» **Directions for this task**
Repeat the material exactly from its first line to the line that includes "var rows = ['PDM', 'IDM\u2212MOBIL', 'IDM'];". Skip pictures.

» **Data segment**
※ ※ ※
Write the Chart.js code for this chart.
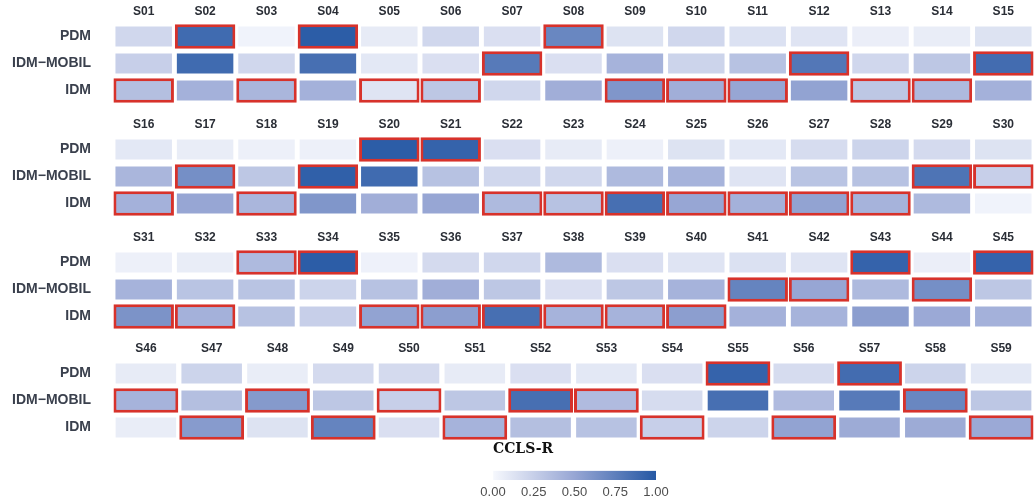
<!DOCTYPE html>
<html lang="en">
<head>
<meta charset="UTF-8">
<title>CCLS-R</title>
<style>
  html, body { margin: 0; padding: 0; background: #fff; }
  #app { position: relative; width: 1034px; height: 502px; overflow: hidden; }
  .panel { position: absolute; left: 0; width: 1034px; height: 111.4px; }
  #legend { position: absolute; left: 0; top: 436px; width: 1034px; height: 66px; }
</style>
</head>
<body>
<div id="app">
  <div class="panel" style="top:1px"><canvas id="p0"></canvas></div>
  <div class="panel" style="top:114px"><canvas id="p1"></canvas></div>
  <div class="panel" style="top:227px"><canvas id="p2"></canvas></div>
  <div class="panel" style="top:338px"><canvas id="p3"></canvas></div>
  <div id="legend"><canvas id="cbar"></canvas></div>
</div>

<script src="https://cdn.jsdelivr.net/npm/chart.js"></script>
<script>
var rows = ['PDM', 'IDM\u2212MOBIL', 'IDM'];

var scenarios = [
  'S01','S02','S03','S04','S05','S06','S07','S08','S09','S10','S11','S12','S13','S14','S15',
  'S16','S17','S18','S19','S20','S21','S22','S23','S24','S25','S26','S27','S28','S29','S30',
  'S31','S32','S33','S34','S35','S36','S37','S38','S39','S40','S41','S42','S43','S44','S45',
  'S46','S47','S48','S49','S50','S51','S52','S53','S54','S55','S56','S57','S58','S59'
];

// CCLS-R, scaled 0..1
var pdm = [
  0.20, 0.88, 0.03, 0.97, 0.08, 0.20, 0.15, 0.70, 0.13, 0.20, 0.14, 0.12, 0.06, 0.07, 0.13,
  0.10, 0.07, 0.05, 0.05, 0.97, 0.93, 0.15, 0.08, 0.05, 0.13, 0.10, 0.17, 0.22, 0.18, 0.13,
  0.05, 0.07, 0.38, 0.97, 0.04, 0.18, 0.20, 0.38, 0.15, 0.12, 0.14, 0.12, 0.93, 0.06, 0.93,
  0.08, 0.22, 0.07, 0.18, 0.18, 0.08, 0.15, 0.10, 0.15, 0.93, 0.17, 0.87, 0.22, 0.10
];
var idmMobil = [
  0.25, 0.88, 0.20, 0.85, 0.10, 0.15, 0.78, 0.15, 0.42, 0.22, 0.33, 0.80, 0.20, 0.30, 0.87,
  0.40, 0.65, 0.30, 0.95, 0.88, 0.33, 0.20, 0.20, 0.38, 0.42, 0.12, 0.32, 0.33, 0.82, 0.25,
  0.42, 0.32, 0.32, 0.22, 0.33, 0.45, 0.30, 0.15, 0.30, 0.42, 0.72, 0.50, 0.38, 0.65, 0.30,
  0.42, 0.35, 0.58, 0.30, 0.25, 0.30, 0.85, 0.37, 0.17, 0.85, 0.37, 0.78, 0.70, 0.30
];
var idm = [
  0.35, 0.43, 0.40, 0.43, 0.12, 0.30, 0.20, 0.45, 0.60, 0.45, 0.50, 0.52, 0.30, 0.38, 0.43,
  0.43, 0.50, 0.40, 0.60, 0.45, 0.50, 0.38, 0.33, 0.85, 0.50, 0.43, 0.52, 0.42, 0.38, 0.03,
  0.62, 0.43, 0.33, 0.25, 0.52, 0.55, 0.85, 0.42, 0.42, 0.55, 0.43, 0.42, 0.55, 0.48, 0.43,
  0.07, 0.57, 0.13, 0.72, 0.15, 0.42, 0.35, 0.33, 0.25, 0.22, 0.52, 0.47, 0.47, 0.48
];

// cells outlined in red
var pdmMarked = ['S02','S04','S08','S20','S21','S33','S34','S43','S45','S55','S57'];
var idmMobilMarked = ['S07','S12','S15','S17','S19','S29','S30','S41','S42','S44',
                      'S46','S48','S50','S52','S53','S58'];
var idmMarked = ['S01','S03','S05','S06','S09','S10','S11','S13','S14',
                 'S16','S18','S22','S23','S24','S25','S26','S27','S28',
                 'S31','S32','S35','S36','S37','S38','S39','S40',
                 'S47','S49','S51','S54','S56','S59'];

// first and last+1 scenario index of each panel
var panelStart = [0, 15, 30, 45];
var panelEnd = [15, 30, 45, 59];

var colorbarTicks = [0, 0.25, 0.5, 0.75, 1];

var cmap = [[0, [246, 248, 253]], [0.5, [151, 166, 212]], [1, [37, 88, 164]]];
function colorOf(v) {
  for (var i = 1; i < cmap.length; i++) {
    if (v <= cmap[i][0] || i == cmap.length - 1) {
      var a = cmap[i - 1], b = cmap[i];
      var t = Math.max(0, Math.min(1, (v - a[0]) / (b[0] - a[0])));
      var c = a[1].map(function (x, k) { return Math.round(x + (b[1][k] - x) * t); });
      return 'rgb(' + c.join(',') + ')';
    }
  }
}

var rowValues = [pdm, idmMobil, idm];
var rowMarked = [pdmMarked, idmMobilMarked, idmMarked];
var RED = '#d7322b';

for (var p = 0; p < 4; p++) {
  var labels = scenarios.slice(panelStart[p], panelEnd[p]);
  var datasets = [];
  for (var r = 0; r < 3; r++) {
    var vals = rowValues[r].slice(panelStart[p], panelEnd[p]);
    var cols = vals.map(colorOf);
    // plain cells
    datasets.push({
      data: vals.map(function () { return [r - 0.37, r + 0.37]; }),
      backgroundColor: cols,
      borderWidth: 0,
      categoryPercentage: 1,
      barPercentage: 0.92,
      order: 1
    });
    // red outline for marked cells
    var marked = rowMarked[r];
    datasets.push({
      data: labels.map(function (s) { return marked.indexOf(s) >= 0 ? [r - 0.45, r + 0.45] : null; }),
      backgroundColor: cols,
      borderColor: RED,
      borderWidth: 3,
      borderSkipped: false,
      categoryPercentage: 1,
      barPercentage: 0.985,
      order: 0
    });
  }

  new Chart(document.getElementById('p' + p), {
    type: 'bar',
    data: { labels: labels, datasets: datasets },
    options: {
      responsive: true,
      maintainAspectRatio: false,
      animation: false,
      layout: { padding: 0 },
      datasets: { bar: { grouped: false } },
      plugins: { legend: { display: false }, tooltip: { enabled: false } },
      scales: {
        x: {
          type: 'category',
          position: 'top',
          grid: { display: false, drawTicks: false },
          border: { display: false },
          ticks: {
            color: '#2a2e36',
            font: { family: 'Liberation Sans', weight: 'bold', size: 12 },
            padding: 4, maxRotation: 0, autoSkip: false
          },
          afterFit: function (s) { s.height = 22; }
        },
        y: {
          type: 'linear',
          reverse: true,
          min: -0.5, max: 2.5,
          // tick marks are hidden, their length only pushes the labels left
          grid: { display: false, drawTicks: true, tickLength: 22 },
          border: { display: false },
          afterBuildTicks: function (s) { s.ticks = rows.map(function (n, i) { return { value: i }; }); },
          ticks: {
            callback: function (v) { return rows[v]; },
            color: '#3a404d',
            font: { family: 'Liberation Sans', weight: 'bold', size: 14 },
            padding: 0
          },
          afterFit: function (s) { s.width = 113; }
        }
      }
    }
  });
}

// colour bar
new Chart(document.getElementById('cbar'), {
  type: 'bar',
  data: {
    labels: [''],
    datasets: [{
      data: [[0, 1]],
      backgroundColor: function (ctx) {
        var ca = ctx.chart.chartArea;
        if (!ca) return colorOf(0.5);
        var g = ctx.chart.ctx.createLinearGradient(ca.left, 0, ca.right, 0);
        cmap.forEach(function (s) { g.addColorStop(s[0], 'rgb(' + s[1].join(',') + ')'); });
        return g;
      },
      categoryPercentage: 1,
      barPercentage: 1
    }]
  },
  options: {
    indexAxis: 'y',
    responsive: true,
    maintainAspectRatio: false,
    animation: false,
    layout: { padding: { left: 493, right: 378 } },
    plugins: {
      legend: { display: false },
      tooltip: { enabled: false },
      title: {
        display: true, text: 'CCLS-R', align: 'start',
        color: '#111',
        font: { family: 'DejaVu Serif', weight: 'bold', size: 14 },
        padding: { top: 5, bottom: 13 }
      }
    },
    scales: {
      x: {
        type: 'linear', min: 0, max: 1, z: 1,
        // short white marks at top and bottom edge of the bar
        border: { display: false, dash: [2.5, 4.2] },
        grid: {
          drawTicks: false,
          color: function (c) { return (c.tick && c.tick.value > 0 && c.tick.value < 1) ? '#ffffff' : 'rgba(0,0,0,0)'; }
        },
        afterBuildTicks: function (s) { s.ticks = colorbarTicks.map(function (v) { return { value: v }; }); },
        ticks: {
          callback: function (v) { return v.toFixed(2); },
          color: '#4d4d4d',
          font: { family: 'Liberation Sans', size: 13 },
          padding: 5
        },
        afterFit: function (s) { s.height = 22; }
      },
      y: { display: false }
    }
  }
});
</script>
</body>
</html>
※ ※ ※
» **Result of the exercise**
Write the Chart.js code for this chart.
<!DOCTYPE html>
<html lang="en">
<head>
<meta charset="UTF-8">
<title>CCLS-R</title>
<style>
  html, body { margin: 0; padding: 0; background: #fff; }
  #app { position: relative; width: 1034px; height: 502px; overflow: hidden; }
  .panel { position: absolute; left: 0; width: 1034px; height: 111.4px; }
  #legend { position: absolute; left: 0; top: 436px; width: 1034px; height: 66px; }
</style>
</head>
<body>
<div id="app">
  <div class="panel" style="top:1px"><canvas id="p0"></canvas></div>
  <div class="panel" style="top:114px"><canvas id="p1"></canvas></div>
  <div class="panel" style="top:227px"><canvas id="p2"></canvas></div>
  <div class="panel" style="top:338px"><canvas id="p3"></canvas></div>
  <div id="legend"><canvas id="cbar"></canvas></div>
</div>

<script src="https://cdn.jsdelivr.net/npm/chart.js"></script>
<script>
var rows = ['PDM', 'IDM\u2212MOBIL', 'IDM'];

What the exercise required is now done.